__Task description__:
Output exactly the lines from the line containing "Write the matplotlib code for this chart." through the line containing "fontsize=17.3, style='italic', labelpad=17)", inclusive, and omit any pictures.

__Records provided__:
______________________________

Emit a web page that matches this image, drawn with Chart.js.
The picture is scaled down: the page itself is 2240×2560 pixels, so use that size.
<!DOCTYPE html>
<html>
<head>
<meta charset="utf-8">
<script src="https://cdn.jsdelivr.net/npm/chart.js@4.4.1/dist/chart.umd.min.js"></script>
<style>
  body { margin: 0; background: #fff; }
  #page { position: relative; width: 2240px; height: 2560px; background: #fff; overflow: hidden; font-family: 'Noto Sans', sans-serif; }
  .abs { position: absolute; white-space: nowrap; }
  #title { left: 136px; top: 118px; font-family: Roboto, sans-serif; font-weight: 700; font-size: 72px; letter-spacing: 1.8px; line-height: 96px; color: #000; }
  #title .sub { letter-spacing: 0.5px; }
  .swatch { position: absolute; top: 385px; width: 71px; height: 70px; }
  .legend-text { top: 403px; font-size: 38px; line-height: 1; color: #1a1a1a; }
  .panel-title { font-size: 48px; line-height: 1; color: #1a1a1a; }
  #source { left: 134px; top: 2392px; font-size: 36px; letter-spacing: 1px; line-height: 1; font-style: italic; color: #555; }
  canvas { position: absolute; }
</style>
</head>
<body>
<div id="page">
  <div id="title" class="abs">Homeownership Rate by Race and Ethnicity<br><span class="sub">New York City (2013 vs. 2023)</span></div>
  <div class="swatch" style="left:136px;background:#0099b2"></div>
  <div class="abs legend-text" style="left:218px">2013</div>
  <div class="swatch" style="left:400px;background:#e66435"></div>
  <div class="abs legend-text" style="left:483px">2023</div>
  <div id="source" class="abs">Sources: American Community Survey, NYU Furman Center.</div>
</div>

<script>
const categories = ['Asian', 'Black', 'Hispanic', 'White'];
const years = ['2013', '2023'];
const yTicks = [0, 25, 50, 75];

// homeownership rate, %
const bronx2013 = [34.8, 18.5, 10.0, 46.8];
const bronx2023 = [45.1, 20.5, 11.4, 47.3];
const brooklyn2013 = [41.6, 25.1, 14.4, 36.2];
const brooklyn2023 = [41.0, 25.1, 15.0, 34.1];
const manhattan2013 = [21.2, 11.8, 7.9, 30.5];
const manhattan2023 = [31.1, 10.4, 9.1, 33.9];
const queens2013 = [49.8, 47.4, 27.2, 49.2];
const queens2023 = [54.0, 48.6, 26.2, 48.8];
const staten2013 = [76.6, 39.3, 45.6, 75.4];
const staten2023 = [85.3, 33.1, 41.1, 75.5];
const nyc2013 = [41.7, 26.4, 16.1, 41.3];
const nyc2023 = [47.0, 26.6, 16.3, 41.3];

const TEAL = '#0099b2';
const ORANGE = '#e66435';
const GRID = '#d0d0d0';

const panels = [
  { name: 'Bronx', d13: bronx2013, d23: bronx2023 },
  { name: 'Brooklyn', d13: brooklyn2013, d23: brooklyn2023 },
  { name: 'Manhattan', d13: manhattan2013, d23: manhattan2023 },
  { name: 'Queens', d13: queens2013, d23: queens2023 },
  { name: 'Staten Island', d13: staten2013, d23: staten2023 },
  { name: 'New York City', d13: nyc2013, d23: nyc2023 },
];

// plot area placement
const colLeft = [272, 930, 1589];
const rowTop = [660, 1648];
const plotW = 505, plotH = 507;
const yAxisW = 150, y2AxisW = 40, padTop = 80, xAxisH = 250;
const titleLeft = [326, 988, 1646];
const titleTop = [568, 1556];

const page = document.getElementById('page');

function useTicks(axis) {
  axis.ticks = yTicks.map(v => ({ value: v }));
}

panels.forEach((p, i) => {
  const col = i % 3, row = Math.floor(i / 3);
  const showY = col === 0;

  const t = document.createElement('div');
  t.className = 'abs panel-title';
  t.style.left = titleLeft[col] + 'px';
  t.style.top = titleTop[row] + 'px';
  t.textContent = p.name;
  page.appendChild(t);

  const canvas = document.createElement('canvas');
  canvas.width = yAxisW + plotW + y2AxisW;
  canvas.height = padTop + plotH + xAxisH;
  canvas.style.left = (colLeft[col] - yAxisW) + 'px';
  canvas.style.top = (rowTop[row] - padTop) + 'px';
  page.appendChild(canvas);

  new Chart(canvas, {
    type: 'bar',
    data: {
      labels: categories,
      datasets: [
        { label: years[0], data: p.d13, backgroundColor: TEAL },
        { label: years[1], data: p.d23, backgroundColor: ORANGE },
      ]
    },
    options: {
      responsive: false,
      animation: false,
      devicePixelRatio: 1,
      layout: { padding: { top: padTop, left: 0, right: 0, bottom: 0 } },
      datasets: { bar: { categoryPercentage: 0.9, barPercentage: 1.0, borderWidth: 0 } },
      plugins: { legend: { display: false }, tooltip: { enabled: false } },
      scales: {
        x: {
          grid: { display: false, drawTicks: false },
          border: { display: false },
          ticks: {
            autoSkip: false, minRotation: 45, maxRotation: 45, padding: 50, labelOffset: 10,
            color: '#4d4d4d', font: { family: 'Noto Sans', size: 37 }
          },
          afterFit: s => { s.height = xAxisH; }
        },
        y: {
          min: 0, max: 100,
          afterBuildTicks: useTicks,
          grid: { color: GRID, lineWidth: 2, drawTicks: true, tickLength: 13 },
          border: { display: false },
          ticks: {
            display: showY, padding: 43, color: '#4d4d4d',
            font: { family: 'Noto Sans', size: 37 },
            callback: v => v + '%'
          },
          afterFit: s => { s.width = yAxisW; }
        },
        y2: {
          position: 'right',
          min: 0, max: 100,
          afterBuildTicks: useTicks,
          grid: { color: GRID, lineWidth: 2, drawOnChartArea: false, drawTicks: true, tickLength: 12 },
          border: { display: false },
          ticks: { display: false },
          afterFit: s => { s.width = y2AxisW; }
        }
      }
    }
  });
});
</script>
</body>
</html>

______________________________

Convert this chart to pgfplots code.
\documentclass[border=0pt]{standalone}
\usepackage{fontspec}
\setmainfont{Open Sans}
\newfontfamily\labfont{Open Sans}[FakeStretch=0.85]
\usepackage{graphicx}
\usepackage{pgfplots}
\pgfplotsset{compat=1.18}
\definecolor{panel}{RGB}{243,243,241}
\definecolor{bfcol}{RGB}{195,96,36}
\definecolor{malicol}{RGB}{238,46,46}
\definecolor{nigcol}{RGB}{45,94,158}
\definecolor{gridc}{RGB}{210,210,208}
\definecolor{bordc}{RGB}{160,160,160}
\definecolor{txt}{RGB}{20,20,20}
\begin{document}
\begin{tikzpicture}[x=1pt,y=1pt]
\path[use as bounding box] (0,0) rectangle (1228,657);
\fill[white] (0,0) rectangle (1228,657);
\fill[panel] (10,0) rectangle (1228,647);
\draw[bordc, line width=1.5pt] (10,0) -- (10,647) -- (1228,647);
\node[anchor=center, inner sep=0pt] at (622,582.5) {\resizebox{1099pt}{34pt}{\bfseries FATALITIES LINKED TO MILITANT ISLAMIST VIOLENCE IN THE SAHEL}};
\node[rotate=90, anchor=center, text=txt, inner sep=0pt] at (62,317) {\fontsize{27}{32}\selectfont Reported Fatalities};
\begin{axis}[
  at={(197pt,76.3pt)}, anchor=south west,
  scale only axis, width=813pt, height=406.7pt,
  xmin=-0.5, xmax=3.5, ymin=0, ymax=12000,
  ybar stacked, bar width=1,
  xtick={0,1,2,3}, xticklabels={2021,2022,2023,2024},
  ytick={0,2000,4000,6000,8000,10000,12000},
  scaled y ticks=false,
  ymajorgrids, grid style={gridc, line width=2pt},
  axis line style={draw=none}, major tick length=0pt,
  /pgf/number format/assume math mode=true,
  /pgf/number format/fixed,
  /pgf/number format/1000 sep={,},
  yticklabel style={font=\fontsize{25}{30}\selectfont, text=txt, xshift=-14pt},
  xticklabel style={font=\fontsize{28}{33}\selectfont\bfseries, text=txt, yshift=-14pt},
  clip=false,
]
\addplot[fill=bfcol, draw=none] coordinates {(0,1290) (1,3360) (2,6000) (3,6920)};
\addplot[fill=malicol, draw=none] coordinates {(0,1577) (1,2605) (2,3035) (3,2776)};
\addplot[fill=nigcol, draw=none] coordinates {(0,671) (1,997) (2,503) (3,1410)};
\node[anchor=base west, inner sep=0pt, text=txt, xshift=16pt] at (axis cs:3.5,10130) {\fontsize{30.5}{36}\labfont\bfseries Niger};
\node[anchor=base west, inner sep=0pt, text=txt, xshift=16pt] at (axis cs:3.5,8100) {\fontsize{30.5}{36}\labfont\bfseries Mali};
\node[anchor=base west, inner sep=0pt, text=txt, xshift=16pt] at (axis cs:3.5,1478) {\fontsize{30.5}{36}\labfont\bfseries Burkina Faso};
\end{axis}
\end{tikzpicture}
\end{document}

______________________________

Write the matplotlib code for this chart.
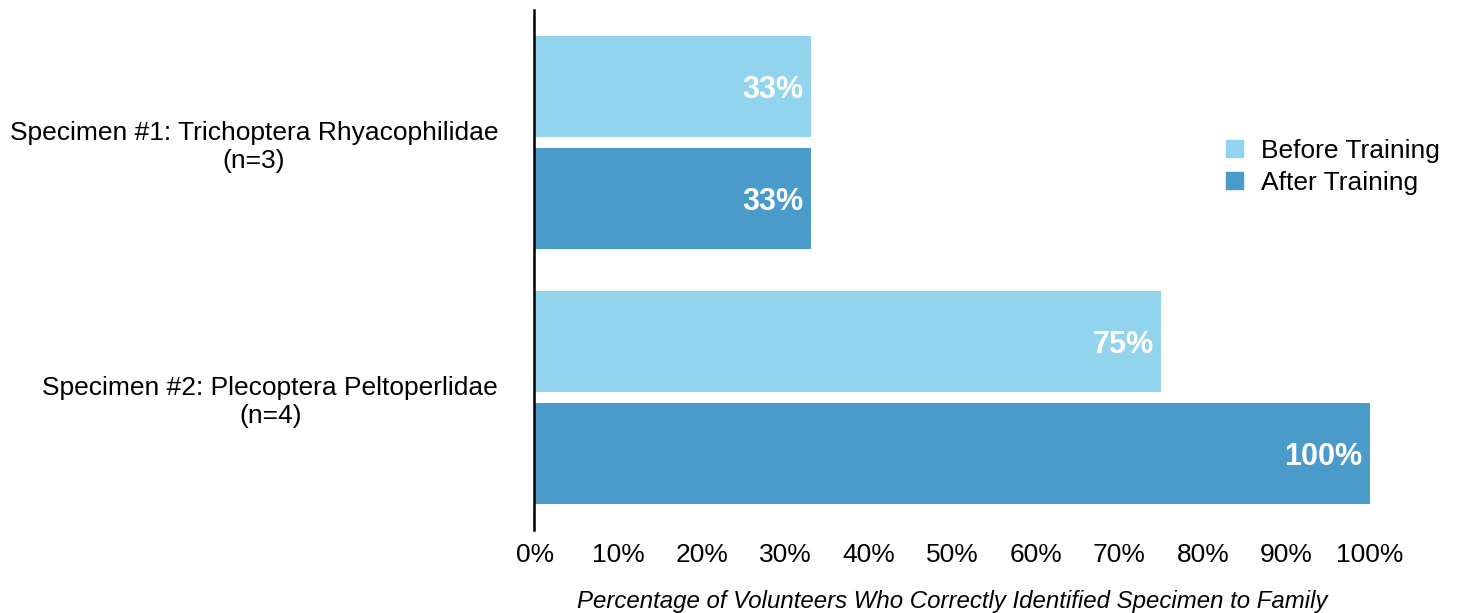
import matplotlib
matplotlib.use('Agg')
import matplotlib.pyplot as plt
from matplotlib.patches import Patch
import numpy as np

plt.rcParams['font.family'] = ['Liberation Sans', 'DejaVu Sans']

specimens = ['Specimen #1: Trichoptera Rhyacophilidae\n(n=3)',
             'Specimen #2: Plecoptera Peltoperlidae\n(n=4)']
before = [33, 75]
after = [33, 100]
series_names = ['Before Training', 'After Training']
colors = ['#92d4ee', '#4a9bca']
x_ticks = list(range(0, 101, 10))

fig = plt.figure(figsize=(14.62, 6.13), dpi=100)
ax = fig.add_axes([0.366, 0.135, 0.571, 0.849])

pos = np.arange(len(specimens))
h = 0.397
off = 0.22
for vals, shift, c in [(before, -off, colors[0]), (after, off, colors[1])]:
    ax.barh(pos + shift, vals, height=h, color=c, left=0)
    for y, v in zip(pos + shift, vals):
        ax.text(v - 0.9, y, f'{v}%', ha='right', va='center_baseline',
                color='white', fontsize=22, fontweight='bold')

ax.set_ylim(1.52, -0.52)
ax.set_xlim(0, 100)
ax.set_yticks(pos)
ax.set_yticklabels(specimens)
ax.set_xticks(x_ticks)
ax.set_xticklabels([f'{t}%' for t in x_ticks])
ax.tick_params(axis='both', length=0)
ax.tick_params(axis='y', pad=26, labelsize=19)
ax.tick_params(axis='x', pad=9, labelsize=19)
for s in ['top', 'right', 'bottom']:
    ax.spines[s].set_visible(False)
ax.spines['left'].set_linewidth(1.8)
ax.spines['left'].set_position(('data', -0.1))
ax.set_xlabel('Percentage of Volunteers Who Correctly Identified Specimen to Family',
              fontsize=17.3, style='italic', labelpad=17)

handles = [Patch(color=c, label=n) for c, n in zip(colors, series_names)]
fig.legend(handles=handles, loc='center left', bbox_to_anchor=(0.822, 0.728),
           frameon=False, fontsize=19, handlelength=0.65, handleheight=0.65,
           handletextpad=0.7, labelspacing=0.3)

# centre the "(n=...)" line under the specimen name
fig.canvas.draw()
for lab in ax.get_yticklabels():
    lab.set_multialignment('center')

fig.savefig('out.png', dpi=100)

______________________________

__Answer below__:
Write the matplotlib code for this chart.
import matplotlib
matplotlib.use('Agg')
import matplotlib.pyplot as plt
from matplotlib.patches import Patch
import numpy as np

plt.rcParams['font.family'] = ['Liberation Sans', 'DejaVu Sans']

specimens = ['Specimen #1: Trichoptera Rhyacophilidae\n(n=3)',
             'Specimen #2: Plecoptera Peltoperlidae\n(n=4)']
before = [33, 75]
after = [33, 100]
series_names = ['Before Training', 'After Training']
colors = ['#92d4ee', '#4a9bca']
x_ticks = list(range(0, 101, 10))

fig = plt.figure(figsize=(14.62, 6.13), dpi=100)
ax = fig.add_axes([0.366, 0.135, 0.571, 0.849])

pos = np.arange(len(specimens))
h = 0.397
off = 0.22
for vals, shift, c in [(before, -off, colors[0]), (after, off, colors[1])]:
    ax.barh(pos + shift, vals, height=h, color=c, left=0)
    for y, v in zip(pos + shift, vals):
        ax.text(v - 0.9, y, f'{v}%', ha='right', va='center_baseline',
                color='white', fontsize=22, fontweight='bold')

ax.set_ylim(1.52, -0.52)
ax.set_xlim(0, 100)
ax.set_yticks(pos)
ax.set_yticklabels(specimens)
ax.set_xticks(x_ticks)
ax.set_xticklabels([f'{t}%' for t in x_ticks])
ax.tick_params(axis='both', length=0)
ax.tick_params(axis='y', pad=26, labelsize=19)
ax.tick_params(axis='x', pad=9, labelsize=19)
for s in ['top', 'right', 'bottom']:
    ax.spines[s].set_visible(False)
ax.spines['left'].set_linewidth(1.8)
ax.spines['left'].set_position(('data', -0.1))
ax.set_xlabel('Percentage of Volunteers Who Correctly Identified Specimen to Family',
              fontsize=17.3, style='italic', labelpad=17)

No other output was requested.